Stated problem: Repeat, exactly and in full, the lines of the listing below, but without any pictures.

—————

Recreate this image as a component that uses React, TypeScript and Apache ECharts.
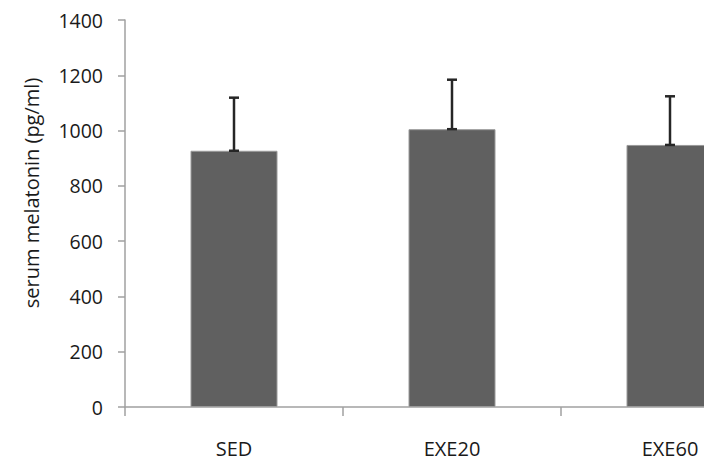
import React, { useEffect, useRef } from "react";
import * as echarts from "echarts";

const categories = ["SED", "EXE20", "EXE60"];
const means = [927, 1005, 948];
const upperErrors = [1119, 1184, 1124];
const yTicks = { min: 0, max: 1400, interval: 200 };
const yAxisTitle = "serum melatonin (pg/ml)";

export default function App() {
  const ref = useRef<HTMLDivElement>(null);
  useEffect(() => {
    if (!ref.current) return;
    const chart = echarts.init(ref.current, null, { renderer: "svg" });
    const font = "'Open Sans', sans-serif";
    chart.setOption({
      animation: false,
      grid: { left: 125, top: 20, bottom: 55, right: 21, outerBoundsMode: "none", containLabel: false },
      graphic: [
        {
          type: "text",
          x: 31,
          y: 193,
          rotation: Math.PI / 2,
          style: {
            text: yAxisTitle,
            fill: "#1a1a1a",
            font: "20px 'Open Sans', sans-serif",
            textAlign: "center",
            textVerticalAlign: "middle",
          },
        },
      ],
      xAxis: {
        type: "category",
        data: categories,
        boundaryGap: true,
        axisLine: { lineStyle: { color: "#a0a0a0", width: 1.5 } },
        axisTick: { show: true, length: 9, alignWithLabel: false, lineStyle: { color: "#a0a0a0", width: 1.5 } },
        axisLabel: { color: "#1a1a1a", fontSize: 20, fontFamily: font, margin: 31 },
      },
      yAxis: {
        type: "value",
        min: yTicks.min,
        max: yTicks.max,
        interval: yTicks.interval,
        splitLine: { show: false },
        axisLine: { show: true, lineStyle: { color: "#a0a0a0", width: 1.5 } },
        axisTick: { show: true, length: 7, lineStyle: { color: "#a0a0a0", width: 1.5 } },
        axisLabel: { color: "#1a1a1a", fontSize: 19.5, fontFamily: font, margin: 22, formatter: (v: number) => String(v) },
      },
      series: [
        {
          type: "bar",
          data: means,
          barWidth: 87,
          itemStyle: { color: "#606060", borderColor: "#9a9a9a", borderWidth: 1 },
        },
        {
          type: "custom",
          data: categories.map((_, i) => [i, means[i], upperErrors[i]]),
          z: 10,
          renderItem: (params: any, api: any) => {
            const x = api.value(0);
            const lo = api.coord([x, api.value(1)]);
            const hi = api.coord([x, api.value(2)]);
            const half = 5;
            const style = { stroke: "#262626", lineWidth: 2.5 };
            return {
              type: "group",
              children: [
                { type: "line", shape: { x1: lo[0], y1: lo[1], x2: hi[0], y2: hi[1] }, style },
                { type: "line", shape: { x1: hi[0] - half, y1: hi[1], x2: hi[0] + half, y2: hi[1] }, style },
                { type: "line", shape: { x1: lo[0] - half, y1: lo[1], x2: lo[0] + half, y2: lo[1] }, style },
              ],
            };
          },
        },
      ],
    });
    return () => chart.dispose();
  }, []);
  return (
    <div style={{ width: 704, height: 462, position: "absolute", left: 0, top: 0, overflow: "hidden", background: "#fff" }}>
      <div ref={ref} style={{ width: 800, height: 462 }} />
    </div>
  );
}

—————

Full response:
Recreate this image as a component that uses React, TypeScript and Apache ECharts.
import React, { useEffect, useRef } from "react";
import * as echarts from "echarts";

const categories = ["SED", "EXE20", "EXE60"];
const means = [927, 1005, 948];
const upperErrors = [1119, 1184, 1124];
const yTicks = { min: 0, max: 1400, interval: 200 };
const yAxisTitle = "serum melatonin (pg/ml)";

export default function App() {
  const ref = useRef<HTMLDivElement>(null);
  useEffect(() => {
    if (!ref.current) return;
    const chart = echarts.init(ref.current, null, { renderer: "svg" });
    const font = "'Open Sans', sans-serif";
    chart.setOption({
      animation: false,
      grid: { left: 125, top: 20, bottom: 55, right: 21, outerBoundsMode: "none", containLabel: false },
      graphic: [
        {
          type: "text",
          x: 31,
          y: 193,
          rotation: Math.PI / 2,
          style: {
            text: yAxisTitle,
            fill: "#1a1a1a",
            font: "20px 'Open Sans', sans-serif",
            textAlign: "center",
            textVerticalAlign: "middle",
          },
        },
      ],
      xAxis: {
        type: "category",
        data: categories,
        boundaryGap: true,
        axisLine: { lineStyle: { color: "#a0a0a0", width: 1.5 } },
        axisTick: { show: true, length: 9, alignWithLabel: false, lineStyle: { color: "#a0a0a0", width: 1.5 } },
        axisLabel: { color: "#1a1a1a", fontSize: 20, fontFamily: font, margin: 31 },
      },
      yAxis: {
        type: "value",
        min: yTicks.min,
        max: yTicks.max,
        interval: yTicks.interval,
        splitLine: { show: false },
        axisLine: { show: true, lineStyle: { color: "#a0a0a0", width: 1.5 } },
        axisTick: { show: true, length: 7, lineStyle: { color: "#a0a0a0", width: 1.5 } },
        axisLabel: { color: "#1a1a1a", fontSize: 19.5, fontFamily: font, margin: 22, formatter: (v: number) => String(v) },
      },
      series: [
        {
          type: "bar",
          data: means,
          barWidth: 87,
          itemStyle: { color: "#606060", borderColor: "#9a9a9a", borderWidth: 1 },
        },
        {
          type: "custom",
          data: categories.map((_, i) => [i, means[i], upperErrors[i]]),
          z: 10,
          renderItem: (params: any, api: any) => {
            const x = api.value(0);
            const lo = api.coord([x, api.value(1)]);
            const hi = api.coord([x, api.value(2)]);
            const half = 5;
            const style = { stroke: "#262626", lineWidth: 2.5 };
            return {
              type: "group",
              children: [
                { type: "line", shape: { x1: lo[0], y1: lo[1], x2: hi[0], y2: hi[1] }, style },
                { type: "line", shape: { x1: hi[0] - half, y1: hi[1], x2: hi[0] + half, y2: hi[1] }, style },
                { type: "line", shape: { x1: lo[0] - half, y1: lo[1], x2: lo[0] + half, y2: lo[1] }, style },
              ],
            };
          },
        },
      ],
    });
    return () => chart.dispose();
  }, []);
  return (
    <div style={{ width: 704, height: 462, position: "absolute", left: 0, top: 0, overflow: "hidden", background: "#fff" }}>
      <div ref={ref} style={{ width: 800, height: 462 }} />
    </div>
  );
}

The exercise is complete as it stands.